### Provided data
────────
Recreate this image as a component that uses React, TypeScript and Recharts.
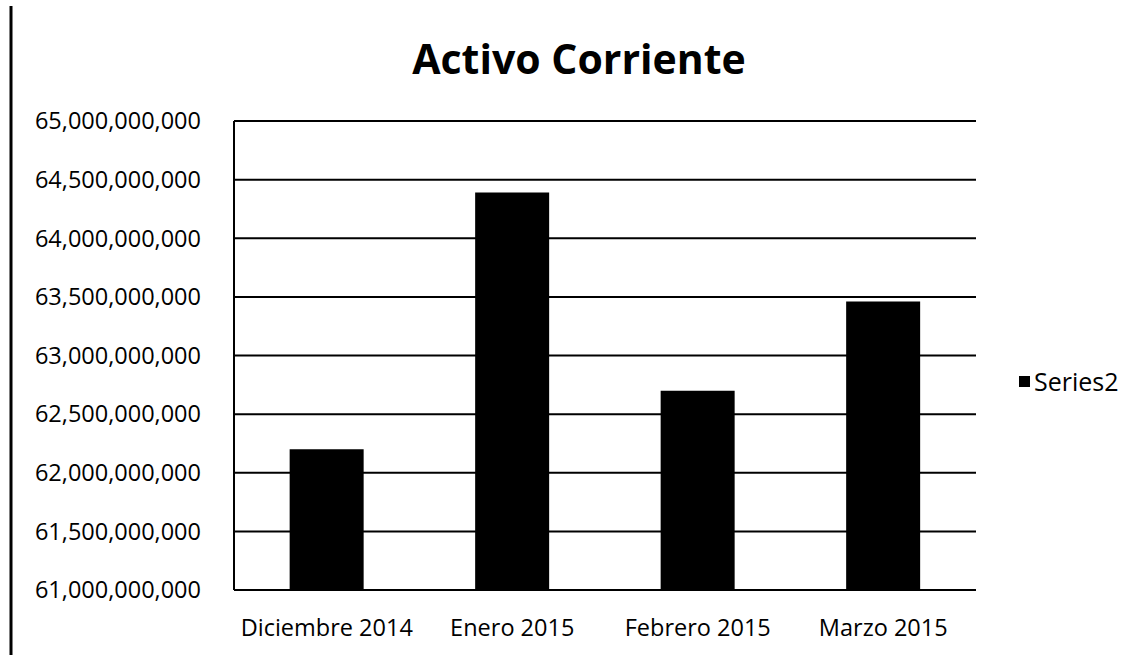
────────
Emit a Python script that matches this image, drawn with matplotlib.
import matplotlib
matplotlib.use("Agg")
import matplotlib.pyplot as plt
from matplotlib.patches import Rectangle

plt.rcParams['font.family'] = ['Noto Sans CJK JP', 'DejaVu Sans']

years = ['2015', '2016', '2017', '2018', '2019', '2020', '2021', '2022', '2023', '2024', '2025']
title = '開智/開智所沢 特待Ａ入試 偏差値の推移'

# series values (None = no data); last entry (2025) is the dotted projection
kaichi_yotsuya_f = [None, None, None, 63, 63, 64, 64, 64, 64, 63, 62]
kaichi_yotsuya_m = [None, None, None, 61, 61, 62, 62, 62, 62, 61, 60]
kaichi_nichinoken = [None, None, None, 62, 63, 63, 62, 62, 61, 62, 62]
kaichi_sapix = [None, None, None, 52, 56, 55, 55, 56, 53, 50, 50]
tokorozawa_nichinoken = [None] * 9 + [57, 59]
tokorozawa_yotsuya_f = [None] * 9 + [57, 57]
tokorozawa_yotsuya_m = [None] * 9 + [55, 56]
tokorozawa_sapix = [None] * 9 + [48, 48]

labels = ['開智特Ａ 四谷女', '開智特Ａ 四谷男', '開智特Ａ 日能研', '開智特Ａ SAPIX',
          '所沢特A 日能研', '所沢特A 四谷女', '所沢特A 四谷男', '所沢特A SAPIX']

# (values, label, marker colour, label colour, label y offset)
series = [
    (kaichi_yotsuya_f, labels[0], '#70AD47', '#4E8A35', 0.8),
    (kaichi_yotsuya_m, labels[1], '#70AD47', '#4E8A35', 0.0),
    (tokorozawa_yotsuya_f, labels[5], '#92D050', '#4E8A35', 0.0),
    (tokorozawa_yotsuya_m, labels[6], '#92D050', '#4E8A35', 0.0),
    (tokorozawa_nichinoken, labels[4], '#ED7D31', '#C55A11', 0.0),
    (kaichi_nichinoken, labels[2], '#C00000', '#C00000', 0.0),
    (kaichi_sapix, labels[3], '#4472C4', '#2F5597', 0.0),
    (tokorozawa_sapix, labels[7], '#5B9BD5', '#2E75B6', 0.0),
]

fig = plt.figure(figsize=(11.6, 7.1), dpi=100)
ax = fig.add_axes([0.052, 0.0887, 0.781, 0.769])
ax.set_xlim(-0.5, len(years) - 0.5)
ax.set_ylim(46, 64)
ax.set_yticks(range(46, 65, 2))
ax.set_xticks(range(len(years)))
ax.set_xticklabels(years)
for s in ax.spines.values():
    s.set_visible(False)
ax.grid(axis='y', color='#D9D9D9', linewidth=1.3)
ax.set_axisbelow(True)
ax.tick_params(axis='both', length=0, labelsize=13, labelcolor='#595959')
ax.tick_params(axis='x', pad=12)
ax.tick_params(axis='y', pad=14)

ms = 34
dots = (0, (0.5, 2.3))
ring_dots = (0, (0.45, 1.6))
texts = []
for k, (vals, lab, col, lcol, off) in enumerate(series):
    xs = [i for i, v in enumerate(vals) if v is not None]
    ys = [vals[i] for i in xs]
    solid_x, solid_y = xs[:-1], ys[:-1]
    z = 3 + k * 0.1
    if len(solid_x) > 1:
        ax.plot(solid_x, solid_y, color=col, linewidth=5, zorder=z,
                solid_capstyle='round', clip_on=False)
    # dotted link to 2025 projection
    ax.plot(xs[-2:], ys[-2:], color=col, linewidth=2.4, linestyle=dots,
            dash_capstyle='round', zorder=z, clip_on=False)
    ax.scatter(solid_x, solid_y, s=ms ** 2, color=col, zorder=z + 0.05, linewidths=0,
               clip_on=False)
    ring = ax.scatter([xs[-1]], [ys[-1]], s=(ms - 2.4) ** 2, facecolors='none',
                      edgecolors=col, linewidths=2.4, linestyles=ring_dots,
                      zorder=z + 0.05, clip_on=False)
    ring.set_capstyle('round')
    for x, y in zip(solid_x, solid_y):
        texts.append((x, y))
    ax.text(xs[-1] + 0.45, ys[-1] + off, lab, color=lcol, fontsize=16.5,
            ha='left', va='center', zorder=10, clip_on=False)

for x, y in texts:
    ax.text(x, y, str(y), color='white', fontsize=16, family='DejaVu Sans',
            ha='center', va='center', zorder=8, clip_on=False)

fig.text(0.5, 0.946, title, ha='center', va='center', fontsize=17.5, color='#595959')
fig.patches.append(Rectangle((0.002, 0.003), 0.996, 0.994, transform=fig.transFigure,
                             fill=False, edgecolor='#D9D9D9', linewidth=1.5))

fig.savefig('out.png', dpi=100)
────────
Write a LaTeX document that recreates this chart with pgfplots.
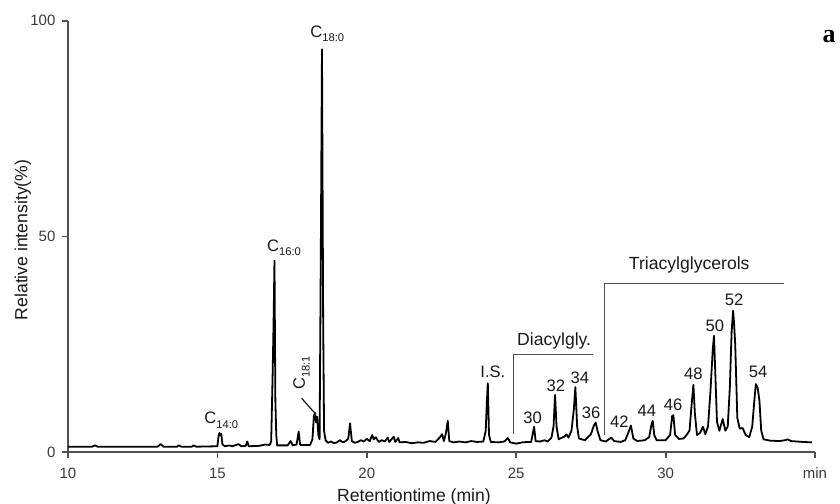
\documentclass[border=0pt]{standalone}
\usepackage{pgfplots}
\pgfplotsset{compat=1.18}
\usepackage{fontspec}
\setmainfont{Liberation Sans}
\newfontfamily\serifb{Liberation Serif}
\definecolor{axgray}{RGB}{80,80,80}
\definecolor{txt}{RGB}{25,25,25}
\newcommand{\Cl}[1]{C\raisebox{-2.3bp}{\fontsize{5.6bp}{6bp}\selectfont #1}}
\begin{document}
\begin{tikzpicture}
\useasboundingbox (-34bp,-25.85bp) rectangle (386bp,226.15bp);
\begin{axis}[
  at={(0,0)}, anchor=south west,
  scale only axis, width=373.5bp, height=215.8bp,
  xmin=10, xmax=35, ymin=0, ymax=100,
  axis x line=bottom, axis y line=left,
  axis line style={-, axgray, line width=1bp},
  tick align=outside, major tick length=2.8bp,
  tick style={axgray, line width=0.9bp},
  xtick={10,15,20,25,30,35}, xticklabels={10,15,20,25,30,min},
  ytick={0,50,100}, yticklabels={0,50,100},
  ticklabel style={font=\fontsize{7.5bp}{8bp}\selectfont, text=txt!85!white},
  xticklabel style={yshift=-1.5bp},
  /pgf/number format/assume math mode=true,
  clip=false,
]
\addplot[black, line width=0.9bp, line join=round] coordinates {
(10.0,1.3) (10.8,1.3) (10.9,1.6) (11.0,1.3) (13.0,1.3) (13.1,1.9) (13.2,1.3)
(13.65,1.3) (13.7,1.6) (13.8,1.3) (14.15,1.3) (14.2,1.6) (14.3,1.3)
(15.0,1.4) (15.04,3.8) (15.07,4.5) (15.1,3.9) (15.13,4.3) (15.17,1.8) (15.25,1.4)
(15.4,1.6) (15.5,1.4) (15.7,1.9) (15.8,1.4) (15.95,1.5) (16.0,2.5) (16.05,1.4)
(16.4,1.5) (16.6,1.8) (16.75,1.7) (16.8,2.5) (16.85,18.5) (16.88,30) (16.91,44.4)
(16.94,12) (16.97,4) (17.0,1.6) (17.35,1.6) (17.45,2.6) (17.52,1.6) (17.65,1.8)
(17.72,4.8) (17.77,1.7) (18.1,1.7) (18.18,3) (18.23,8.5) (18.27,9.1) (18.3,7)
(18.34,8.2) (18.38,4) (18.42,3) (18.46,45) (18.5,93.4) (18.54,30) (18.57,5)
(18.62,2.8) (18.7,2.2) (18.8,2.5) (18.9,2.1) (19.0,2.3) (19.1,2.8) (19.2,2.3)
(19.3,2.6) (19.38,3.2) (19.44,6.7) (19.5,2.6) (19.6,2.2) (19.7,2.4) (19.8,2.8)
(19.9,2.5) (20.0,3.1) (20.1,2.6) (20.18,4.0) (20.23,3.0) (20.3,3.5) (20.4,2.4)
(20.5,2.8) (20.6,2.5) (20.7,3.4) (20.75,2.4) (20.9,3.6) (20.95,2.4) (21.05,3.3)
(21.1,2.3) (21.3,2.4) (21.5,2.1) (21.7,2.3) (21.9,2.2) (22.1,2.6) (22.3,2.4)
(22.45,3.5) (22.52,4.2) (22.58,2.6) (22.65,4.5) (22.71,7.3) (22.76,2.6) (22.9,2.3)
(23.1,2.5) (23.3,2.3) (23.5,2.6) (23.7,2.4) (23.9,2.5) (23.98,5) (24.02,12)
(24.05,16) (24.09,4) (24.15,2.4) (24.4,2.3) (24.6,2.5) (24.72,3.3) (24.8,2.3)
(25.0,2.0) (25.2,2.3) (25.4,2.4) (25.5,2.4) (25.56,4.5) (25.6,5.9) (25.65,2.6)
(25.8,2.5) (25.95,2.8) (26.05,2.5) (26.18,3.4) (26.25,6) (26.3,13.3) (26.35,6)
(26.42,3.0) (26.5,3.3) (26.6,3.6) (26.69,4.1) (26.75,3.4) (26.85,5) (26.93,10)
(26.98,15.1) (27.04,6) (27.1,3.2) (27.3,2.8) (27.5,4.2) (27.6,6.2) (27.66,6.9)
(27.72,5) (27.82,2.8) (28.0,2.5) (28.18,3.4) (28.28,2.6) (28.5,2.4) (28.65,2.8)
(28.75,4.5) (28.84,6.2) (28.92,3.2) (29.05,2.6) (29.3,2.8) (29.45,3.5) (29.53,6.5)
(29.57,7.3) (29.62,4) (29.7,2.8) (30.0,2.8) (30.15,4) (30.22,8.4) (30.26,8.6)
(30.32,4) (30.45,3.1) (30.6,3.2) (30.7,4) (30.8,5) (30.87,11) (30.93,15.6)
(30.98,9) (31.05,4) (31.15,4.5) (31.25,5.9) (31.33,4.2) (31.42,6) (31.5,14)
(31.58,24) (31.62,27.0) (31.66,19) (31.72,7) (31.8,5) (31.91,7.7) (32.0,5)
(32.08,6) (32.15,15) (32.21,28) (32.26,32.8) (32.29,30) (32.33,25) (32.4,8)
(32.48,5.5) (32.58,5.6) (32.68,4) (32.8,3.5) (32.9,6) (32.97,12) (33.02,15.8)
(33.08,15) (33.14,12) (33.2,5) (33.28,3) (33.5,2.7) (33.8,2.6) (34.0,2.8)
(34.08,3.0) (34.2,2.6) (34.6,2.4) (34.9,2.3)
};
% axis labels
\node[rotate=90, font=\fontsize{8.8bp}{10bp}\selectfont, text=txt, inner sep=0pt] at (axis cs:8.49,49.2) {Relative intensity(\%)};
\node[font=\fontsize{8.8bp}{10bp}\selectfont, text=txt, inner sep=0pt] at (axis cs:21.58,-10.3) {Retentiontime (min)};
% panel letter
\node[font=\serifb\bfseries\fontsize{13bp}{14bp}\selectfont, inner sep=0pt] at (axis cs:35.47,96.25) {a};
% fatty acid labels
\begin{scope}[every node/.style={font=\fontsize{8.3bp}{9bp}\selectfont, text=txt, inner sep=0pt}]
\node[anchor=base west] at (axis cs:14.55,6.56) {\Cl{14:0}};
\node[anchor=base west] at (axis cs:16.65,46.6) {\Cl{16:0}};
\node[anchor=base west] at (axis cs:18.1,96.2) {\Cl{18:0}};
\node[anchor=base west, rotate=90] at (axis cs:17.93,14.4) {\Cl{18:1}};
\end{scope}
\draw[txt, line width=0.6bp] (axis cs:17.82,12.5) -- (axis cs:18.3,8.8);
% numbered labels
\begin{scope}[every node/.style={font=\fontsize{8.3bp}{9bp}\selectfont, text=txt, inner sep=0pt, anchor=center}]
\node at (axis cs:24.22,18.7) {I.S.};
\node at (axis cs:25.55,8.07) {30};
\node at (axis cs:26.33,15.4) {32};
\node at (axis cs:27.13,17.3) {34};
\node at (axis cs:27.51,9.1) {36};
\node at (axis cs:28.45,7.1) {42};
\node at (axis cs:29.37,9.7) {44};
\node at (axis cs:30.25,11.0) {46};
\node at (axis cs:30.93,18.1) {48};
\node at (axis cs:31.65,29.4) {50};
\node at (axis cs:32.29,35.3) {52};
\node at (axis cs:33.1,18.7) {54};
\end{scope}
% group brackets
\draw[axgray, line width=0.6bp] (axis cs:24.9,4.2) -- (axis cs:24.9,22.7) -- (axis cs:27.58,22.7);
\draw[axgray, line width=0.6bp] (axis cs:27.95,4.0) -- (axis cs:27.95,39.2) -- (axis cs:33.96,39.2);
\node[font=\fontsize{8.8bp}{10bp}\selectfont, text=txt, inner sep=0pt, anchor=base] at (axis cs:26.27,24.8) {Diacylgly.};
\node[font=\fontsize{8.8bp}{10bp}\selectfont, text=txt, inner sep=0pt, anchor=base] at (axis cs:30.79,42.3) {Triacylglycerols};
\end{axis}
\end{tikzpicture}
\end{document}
────────
### Instructions for the task
Retype the portion of the data above that starts on the line with "Emit a Python" and finishes on the line with "四谷男', '所沢特A SAPIX']", including both of those lines.

### Result of the exercise
Emit a Python script that matches this image, drawn with matplotlib.
import matplotlib
matplotlib.use("Agg")
import matplotlib.pyplot as plt
from matplotlib.patches import Rectangle

plt.rcParams['font.family'] = ['Noto Sans CJK JP', 'DejaVu Sans']

years = ['2015', '2016', '2017', '2018', '2019', '2020', '2021', '2022', '2023', '2024', '2025']
title = '開智/開智所沢 特待Ａ入試 偏差値の推移'

# series values (None = no data); last entry (2025) is the dotted projection
kaichi_yotsuya_f = [None, None, None, 63, 63, 64, 64, 64, 64, 63, 62]
kaichi_yotsuya_m = [None, None, None, 61, 61, 62, 62, 62, 62, 61, 60]
kaichi_nichinoken = [None, None, None, 62, 63, 63, 62, 62, 61, 62, 62]
kaichi_sapix = [None, None, None, 52, 56, 55, 55, 56, 53, 50, 50]
tokorozawa_nichinoken = [None] * 9 + [57, 59]
tokorozawa_yotsuya_f = [None] * 9 + [57, 57]
tokorozawa_yotsuya_m = [None] * 9 + [55, 56]
tokorozawa_sapix = [None] * 9 + [48, 48]

labels = ['開智特Ａ 四谷女', '開智特Ａ 四谷男', '開智特Ａ 日能研', '開智特Ａ SAPIX',
          '所沢特A 日能研', '所沢特A 四谷女', '所沢特A 四谷男', '所沢特A SAPIX']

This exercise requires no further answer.